-- BEGIN Records supplied --
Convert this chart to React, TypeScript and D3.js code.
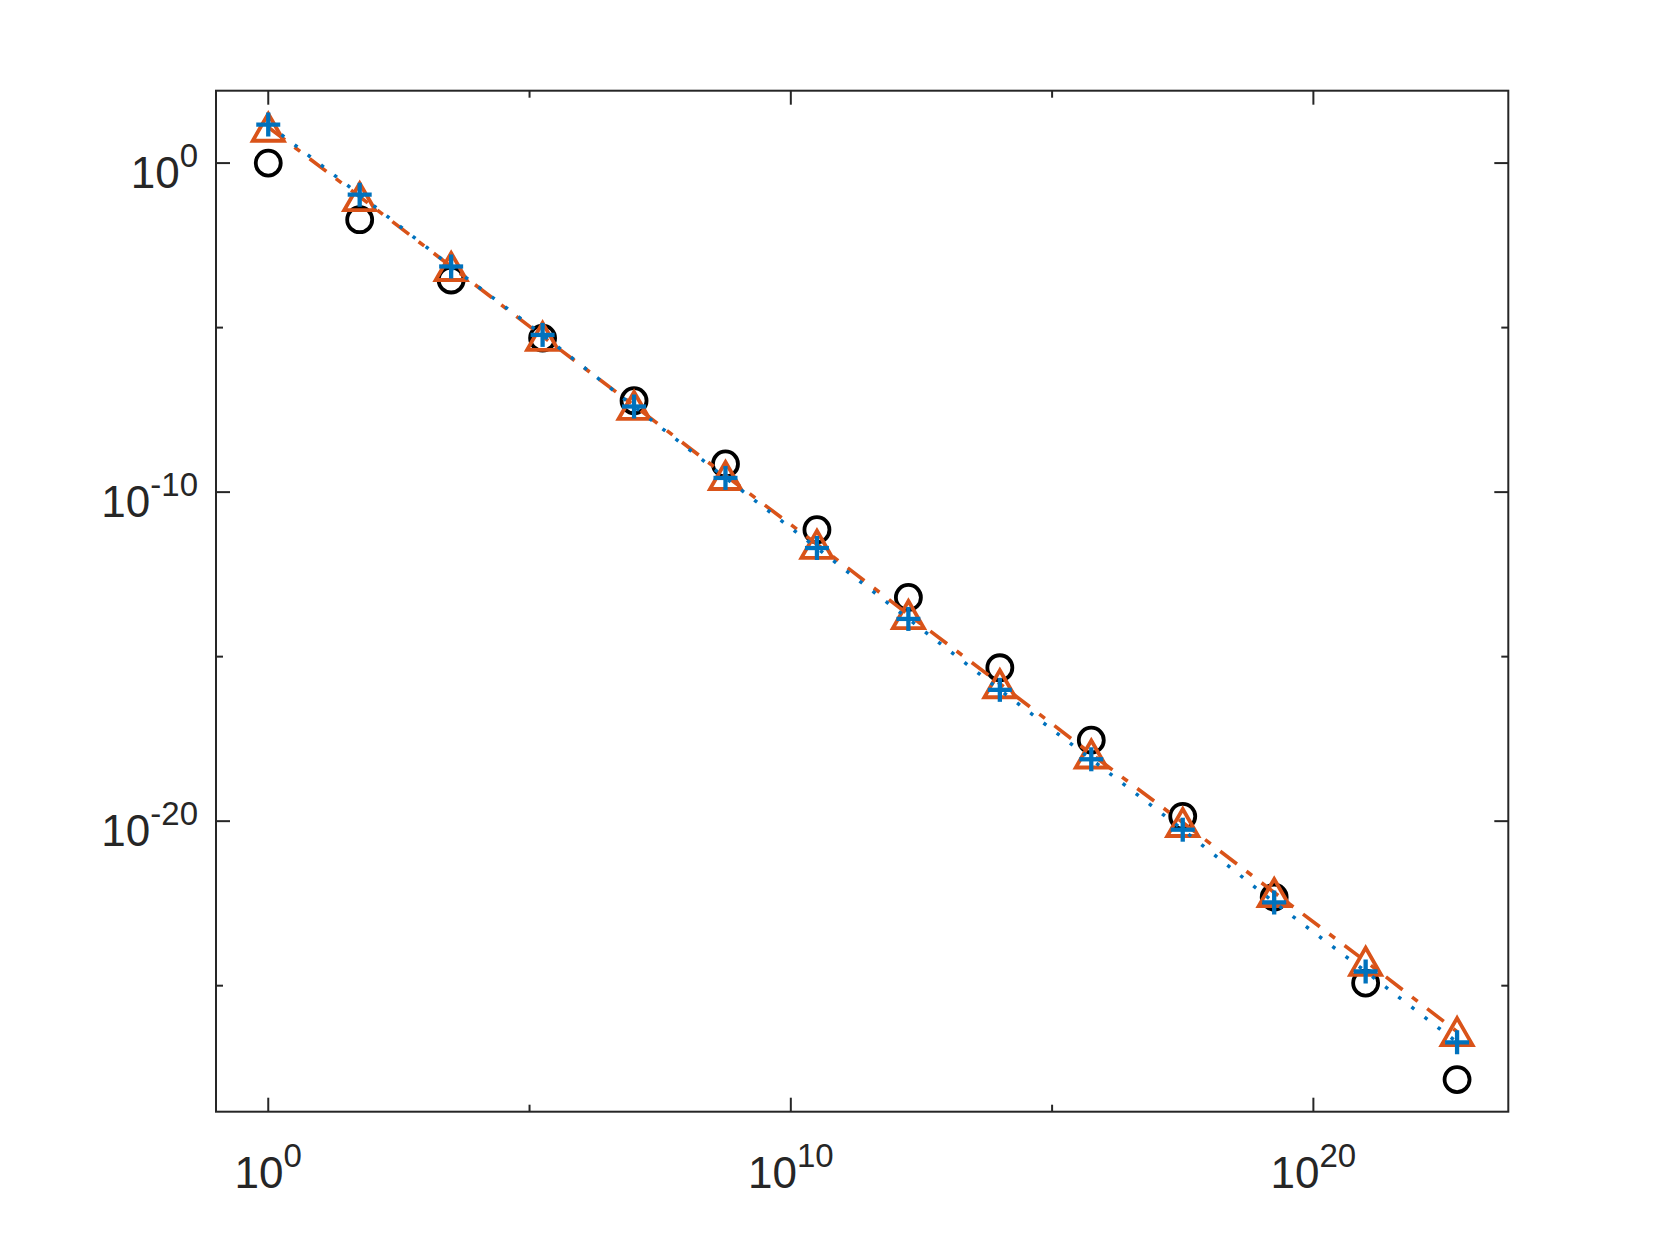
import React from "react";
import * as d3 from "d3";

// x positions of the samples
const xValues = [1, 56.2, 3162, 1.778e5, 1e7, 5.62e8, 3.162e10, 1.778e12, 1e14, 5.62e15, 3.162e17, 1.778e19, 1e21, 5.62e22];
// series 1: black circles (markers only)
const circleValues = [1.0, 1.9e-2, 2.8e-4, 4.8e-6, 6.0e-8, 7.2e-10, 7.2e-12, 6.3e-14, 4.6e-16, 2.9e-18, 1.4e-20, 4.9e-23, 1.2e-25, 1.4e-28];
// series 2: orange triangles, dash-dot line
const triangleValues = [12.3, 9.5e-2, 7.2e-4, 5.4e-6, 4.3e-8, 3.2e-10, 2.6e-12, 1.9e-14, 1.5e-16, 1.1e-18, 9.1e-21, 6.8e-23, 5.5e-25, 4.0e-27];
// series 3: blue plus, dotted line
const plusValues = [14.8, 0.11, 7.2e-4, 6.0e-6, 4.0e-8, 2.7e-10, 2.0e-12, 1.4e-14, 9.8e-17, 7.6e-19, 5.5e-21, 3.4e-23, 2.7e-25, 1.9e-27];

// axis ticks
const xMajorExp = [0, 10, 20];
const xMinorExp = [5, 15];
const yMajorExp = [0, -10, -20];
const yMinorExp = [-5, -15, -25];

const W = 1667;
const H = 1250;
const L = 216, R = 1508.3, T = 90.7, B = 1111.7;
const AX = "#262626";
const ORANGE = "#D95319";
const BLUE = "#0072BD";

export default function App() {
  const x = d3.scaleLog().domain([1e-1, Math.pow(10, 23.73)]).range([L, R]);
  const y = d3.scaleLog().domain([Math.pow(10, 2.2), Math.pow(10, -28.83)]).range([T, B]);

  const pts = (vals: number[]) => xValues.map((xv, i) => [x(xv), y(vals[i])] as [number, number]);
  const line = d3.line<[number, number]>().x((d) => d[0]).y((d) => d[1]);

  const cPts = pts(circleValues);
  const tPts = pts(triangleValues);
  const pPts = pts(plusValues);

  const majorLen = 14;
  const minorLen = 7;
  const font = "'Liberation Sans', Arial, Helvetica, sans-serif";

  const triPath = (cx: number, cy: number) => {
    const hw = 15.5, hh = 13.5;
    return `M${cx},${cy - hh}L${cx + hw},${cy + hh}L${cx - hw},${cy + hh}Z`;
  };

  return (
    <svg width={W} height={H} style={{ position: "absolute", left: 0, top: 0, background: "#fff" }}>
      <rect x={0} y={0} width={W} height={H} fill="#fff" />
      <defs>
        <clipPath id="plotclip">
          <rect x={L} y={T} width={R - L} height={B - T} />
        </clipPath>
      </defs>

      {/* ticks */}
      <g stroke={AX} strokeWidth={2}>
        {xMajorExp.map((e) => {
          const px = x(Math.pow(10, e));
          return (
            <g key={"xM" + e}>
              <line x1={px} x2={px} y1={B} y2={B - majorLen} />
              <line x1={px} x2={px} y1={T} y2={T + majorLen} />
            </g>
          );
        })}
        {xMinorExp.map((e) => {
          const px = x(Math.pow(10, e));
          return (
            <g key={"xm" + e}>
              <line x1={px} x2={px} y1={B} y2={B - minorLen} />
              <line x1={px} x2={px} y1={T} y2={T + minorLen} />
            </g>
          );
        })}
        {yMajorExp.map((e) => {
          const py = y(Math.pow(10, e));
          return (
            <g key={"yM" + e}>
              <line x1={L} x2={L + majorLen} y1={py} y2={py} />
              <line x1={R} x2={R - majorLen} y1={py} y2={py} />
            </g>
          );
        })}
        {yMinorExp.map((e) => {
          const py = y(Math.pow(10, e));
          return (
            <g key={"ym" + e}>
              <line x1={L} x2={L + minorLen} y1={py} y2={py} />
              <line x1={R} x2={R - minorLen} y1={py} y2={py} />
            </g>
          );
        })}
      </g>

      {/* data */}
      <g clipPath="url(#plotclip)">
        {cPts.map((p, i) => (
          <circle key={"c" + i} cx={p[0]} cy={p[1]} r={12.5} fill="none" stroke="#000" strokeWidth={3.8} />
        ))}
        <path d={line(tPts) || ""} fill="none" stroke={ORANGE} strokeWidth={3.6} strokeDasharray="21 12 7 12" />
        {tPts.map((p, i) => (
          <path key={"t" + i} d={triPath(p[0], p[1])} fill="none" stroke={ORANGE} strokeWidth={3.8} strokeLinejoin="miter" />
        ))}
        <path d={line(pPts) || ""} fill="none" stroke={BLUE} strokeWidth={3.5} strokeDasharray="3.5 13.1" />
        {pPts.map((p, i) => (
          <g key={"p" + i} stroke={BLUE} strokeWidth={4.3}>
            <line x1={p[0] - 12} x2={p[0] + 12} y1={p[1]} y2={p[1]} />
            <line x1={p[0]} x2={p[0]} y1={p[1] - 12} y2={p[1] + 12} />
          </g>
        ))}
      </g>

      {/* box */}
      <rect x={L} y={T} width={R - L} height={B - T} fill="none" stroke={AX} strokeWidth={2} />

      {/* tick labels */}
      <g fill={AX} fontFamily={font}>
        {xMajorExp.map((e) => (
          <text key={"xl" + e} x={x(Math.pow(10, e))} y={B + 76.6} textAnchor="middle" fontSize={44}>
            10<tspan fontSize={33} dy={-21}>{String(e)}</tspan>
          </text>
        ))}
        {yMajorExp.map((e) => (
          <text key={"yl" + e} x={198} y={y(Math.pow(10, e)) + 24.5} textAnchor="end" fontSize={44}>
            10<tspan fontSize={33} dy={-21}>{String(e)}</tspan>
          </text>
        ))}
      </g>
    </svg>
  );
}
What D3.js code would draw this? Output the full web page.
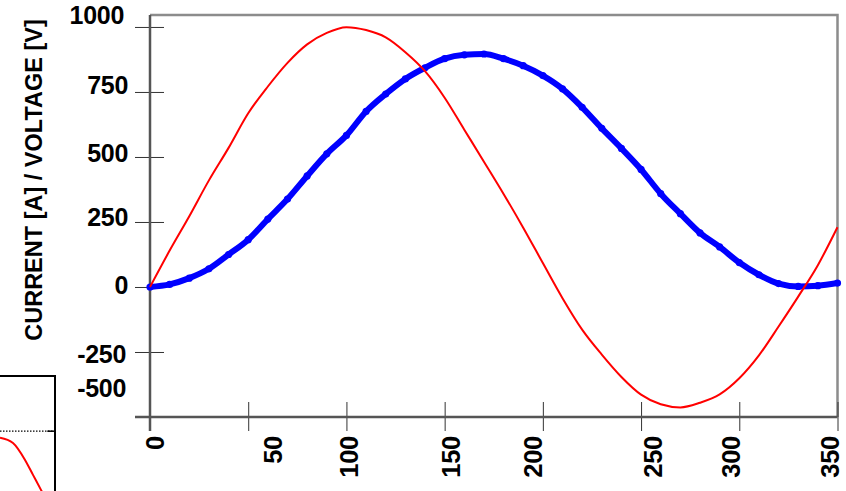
-- END Records supplied --
Instruction: Only the lines from the start of the records to the one containing "import * as" should be repeated, exactly and with both ends kept; drop any pictures.

Response below:
Convert this chart to React, TypeScript and D3.js code.
import React from "react";
import * as d3 from "d3";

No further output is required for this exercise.